** START SOURCE EXCERPT **
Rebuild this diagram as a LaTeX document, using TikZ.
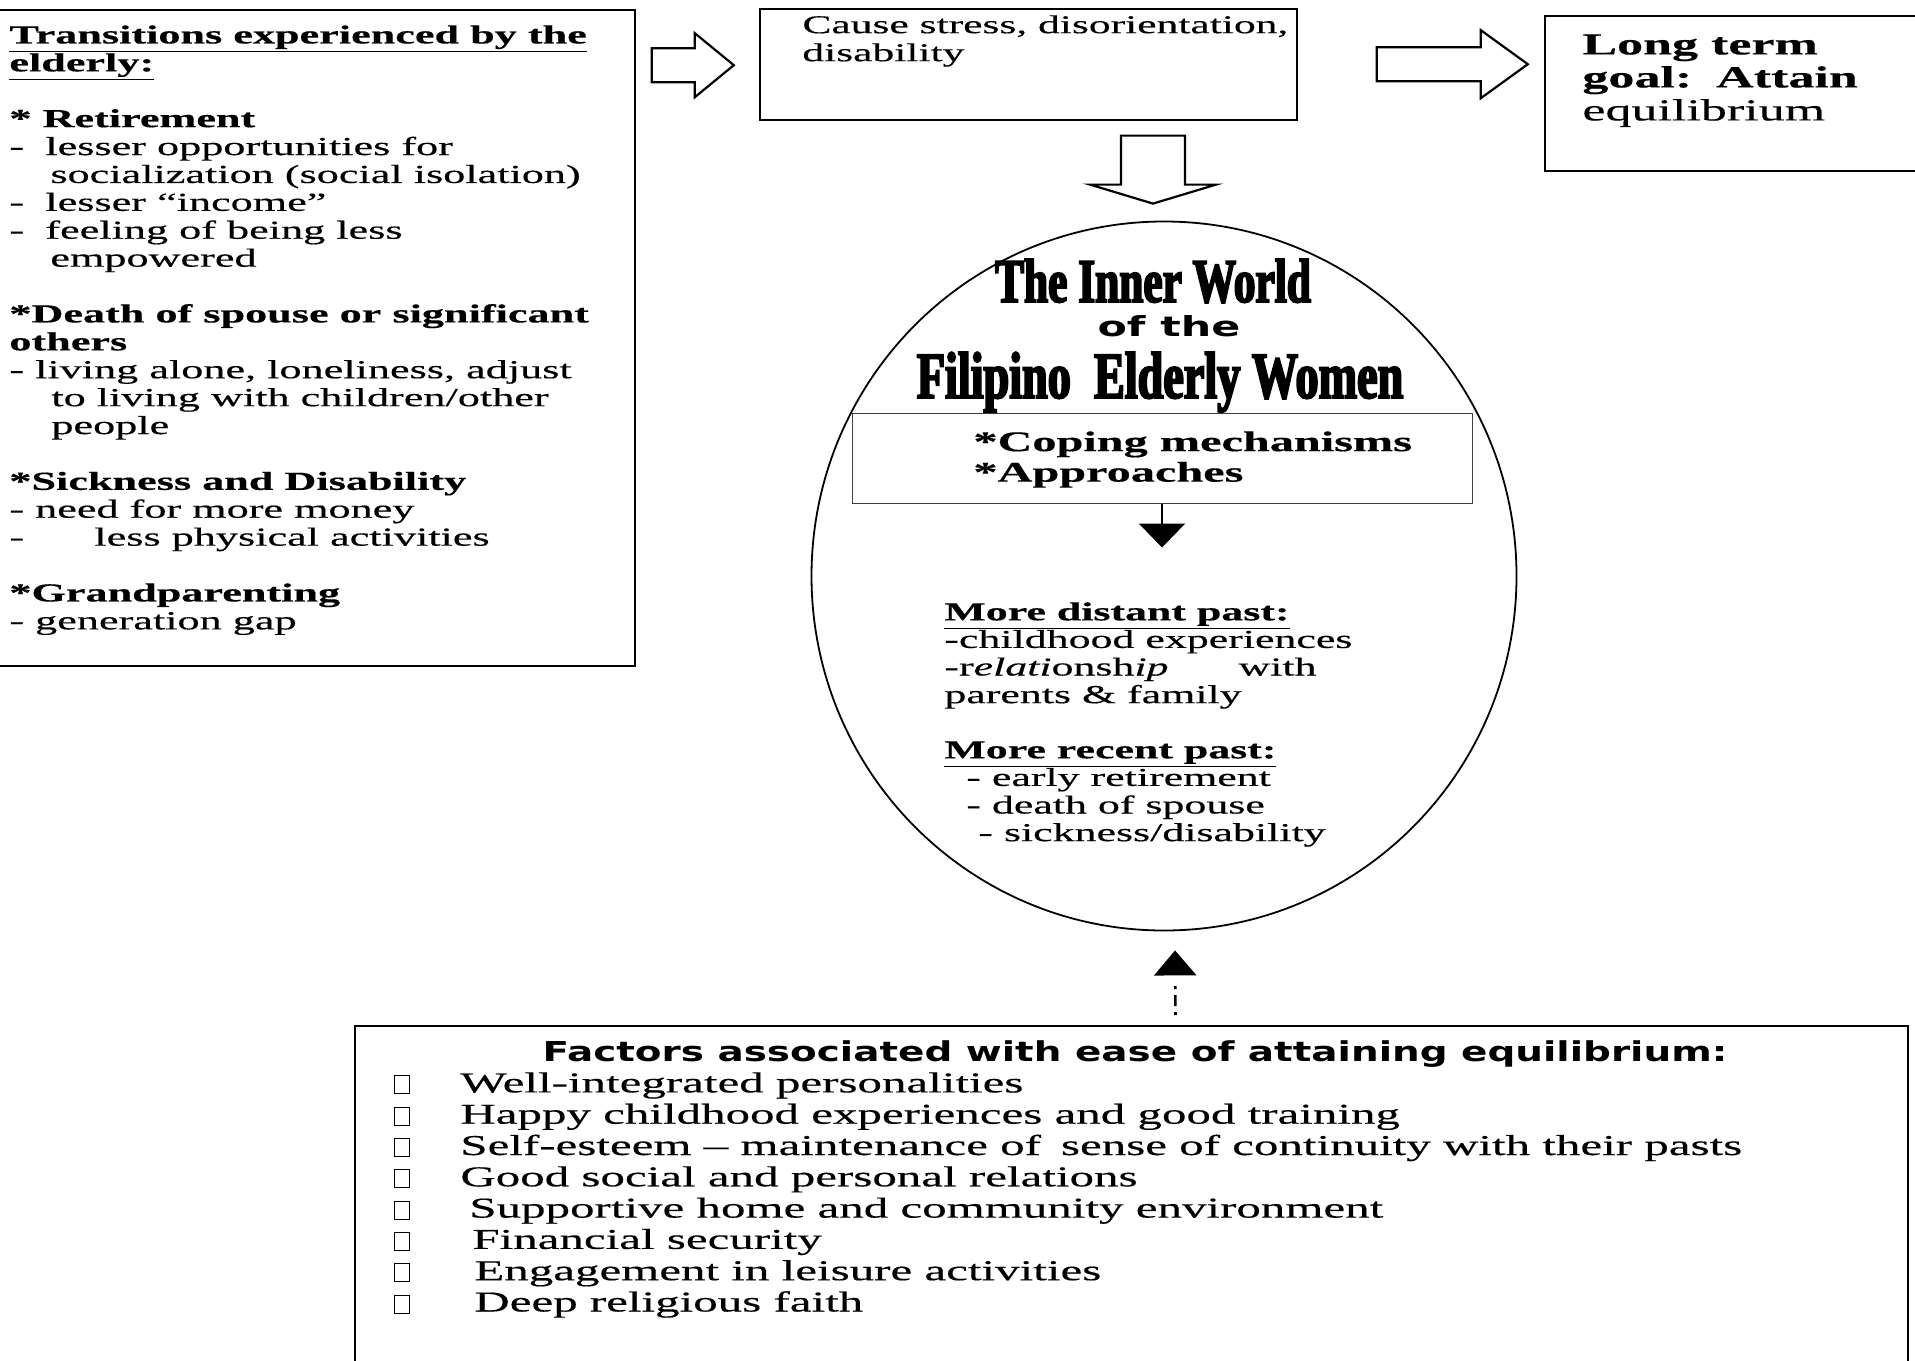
\documentclass[tikz,border=0pt]{standalone}
\usepackage{fontspec}
\setmainfont{Liberation Serif}
\newfontfamily\widefont[FakeStretch=1.7,FakeBold=0.4]{Liberation Serif}
\newfontfamily\titlefont[FakeStretch=0.7,FakeBold=3]{Liberation Serif}
\newfontfamily\ofthefont[FakeStretch=1.55]{DejaVu Sans}
\newfontfamily\headfont[FakeStretch=1.42]{DejaVu Sans}
\usetikzlibrary{calc,shapes.geometric,arrows.meta}

\newcommand{\dashin}[1]{\makebox[#1][l]{-}}
\newcommand{\chkbox}{\makebox[33pt][l]{\fboxsep=0pt\fboxrule=0.5pt\raisebox{-0.5pt}{\fbox{\rule{0pt}{8.5pt}\hspace{7pt}}}}}

\tikzset{
  boxline/.style={draw, line width=0.8pt, inner sep=0pt},
  txt/.style={inner sep=0pt, align=left, anchor=north west},
  hollow/.style={draw, line width=1.1pt, line join=miter, fill=white},
  hintline/.style={line width=1.3pt, dash pattern=on 1.5pt off 3pt on 5.5pt off 3pt on 1.5pt off 20pt,
    -{Triangle[width=21pt,length=12.5pt]}},
}

\begin{document}
\begin{tikzpicture}[x=0.5pt, y=-0.5pt]
\useasboundingbox (0,0) rectangle (1915,1360);

% the boxes
\node[boxline, minimum width=320pt, minimum height=328pt] (transbox) at (315,338) {};
\node[boxline, minimum width=268.5pt, minimum height=55.5pt] (causebox) at (1028.5,64.5) {};
\node[boxline, minimum width=195pt, minimum height=77.5pt] (goalbox) at (1740,93.5) {};
\node[boxline, minimum width=776.5pt, minimum height=187pt] (facbox) at (1131.5,1213) {};

\node[draw, ellipse, line width=0.9pt, minimum width=352.5pt, minimum height=354.5pt, inner sep=0pt] (inner) at (1164,576) {};
\node[draw=black!75, line width=0.5pt, minimum width=310pt, minimum height=45pt, inner sep=0pt] (copebox) at (1162,458) {};

% hollow block arrows
\coordinate (a1) at ($(transbox.north east)+(16,56)$);
\coordinate (a2) at ($(causebox.north east)+(79,56)$);
\coordinate (dtop) at ($(inner.north)+(-11,-85)$);

\draw[hollow] (a1) ++(0,-17) -- ++(43,0) -- ++(0,-15) -- ++(39,32) -- ++(-39,32) -- ++(0,-15) -- ++(-43,0) -- cycle;
\draw[hollow] (a2) ++(0,-17) -- ++(104,0) -- ++(0,-17) -- ++(47,34) -- ++(-47,34) -- ++(0,-17) -- ++(-104,0) -- cycle;
\draw[hollow] (dtop) ++(-32,0) -- ++(64,0) -- ++(0,49) -- ++(31,0) -- ++(-63,19) -- ++(-63,-19) -- ++(31,0) -- cycle;

% texts
\node[txt, font=\widefont\fontsize{13}{13.95}\selectfont] (translist) at (9,25) {%
\textbf{\underline{Transitions experienced by the}}\\
\textbf{\underline{elderly:}}\\[13.95pt]
\textbf{* Retirement}\\
\dashin{18pt}lesser opportunities for\\
\hspace*{20.5pt}socialization (social isolation)\\
\dashin{18pt}lesser “income”\\
\dashin{18pt}feeling of being less\\
\hspace*{20.5pt}empowered\\[13.95pt]
\textbf{*Death of spouse or significant}\\
\textbf{others}\\
- living alone, loneliness, adjust\\
\hspace*{21pt}to living with children/other\\
\hspace*{21pt}people\\[13.95pt]
\textbf{*Sickness and Disability}\\
- need for more money\\
\dashin{42.5pt}less physical activities\\[13.95pt]
\textbf{*Grandparenting}\\
- generation gap};

\node[txt, font=\widefont\fontsize{12.8}{14}\selectfont] (causetxt) at (802,15) {Cause stress, disorientation,\\ disability};

\node[txt, font=\widefont\fontsize{15.3}{16.5}\selectfont] (goaltxt) at (1582,34) {%
\textbf{Long term}\\
\textbf{goal:\hspace{12pt}Attain}\\
equilibrium};

\node[anchor=base, font=\titlefont\bfseries\fontsize{31}{31}\selectfont] (ttl1) at (1153,302) {The Inner World};
\node[anchor=base, font=\ofthefont\bfseries\fontsize{13.8}{13.8}\selectfont] (ttl2) at (1169,336) {of the};
\node[anchor=base, font=\titlefont\bfseries\fontsize{33}{33}\selectfont] (ttl3) at (1160,398) {Filipino\ \ Elderly Women};

\node[txt, font=\widefont\bfseries\fontsize{14.2}{15.25}\selectfont] (copetxt) at (973,431) {*Coping mechanisms\\ *Approaches};

\node[txt, font=\widefont\fontsize{12.9}{13.8}\selectfont] (pasttxt) at (944,602) {%
\textbf{\underline{More distant past:}}\\
-childhood experiences\\
-r\textit{elati}onsh\textit{ip}\hspace{35pt}with\\
parents \& family\\[13.8pt]
\textbf{\underline{More recent past:}}\\
\hspace*{11pt}- early retirement\\
\hspace*{11pt}- death of spouse\\
\hspace*{17pt}- sickness/disability};

\node[anchor=base, font=\headfont\bfseries\fontsize{13.7}{13.7}\selectfont] (factitle) at (1135,1061) {Factors associated with ease of attaining equilibrium:};

\node[txt, font=\widefont\fontsize{14.4}{15.65}\selectfont] (faclist) at (394,1072) {%
\chkbox Well-integrated personalities\\
\chkbox Happy childhood experiences and good training\\
\chkbox Self-esteem – maintenance of\hspace{10pt}sense of continuity with their pasts\\
\chkbox Good social and personal relations\\
\chkbox\hspace{4.5pt}Supportive home and community environment\\
\chkbox\hspace{6pt}Financial security\\
\chkbox\hspace{7pt}Engagement in leisure activities\\
\chkbox\hspace{7pt}Deep religious faith};

% connectors
\draw[line width=1.3pt, -{Triangle[width=23pt,length=12pt]}] (copebox.south) -- ($(copebox.south)+(0,44)$);
\coordinate (facin) at ($(facbox.north)+(44,-10)$);
\coordinate (facup) at ($(inner.south)+(11,19)$);
\draw[hintline] (facin) -- (facup);

\end{tikzpicture}
\end{document}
** END SOURCE EXCERPT **
**TASK TO CARRY OUT**
Write out exactly the opening lines of the data, stopping after the line that holds "(0,0) rectangle (1915,1360);". Exclude pictures.

**RESPONSE**
Rebuild this diagram as a LaTeX document, using TikZ.
\documentclass[tikz,border=0pt]{standalone}
\usepackage{fontspec}
\setmainfont{Liberation Serif}
\newfontfamily\widefont[FakeStretch=1.7,FakeBold=0.4]{Liberation Serif}
\newfontfamily\titlefont[FakeStretch=0.7,FakeBold=3]{Liberation Serif}
\newfontfamily\ofthefont[FakeStretch=1.55]{DejaVu Sans}
\newfontfamily\headfont[FakeStretch=1.42]{DejaVu Sans}
\usetikzlibrary{calc,shapes.geometric,arrows.meta}

\newcommand{\dashin}[1]{\makebox[#1][l]{-}}
\newcommand{\chkbox}{\makebox[33pt][l]{\fboxsep=0pt\fboxrule=0.5pt\raisebox{-0.5pt}{\fbox{\rule{0pt}{8.5pt}\hspace{7pt}}}}}

\tikzset{
  boxline/.style={draw, line width=0.8pt, inner sep=0pt},
  txt/.style={inner sep=0pt, align=left, anchor=north west},
  hollow/.style={draw, line width=1.1pt, line join=miter, fill=white},
  hintline/.style={line width=1.3pt, dash pattern=on 1.5pt off 3pt on 5.5pt off 3pt on 1.5pt off 20pt,
    -{Triangle[width=21pt,length=12.5pt]}},
}

\begin{document}
\begin{tikzpicture}[x=0.5pt, y=-0.5pt]
\useasboundingbox (0,0) rectangle (1915,1360);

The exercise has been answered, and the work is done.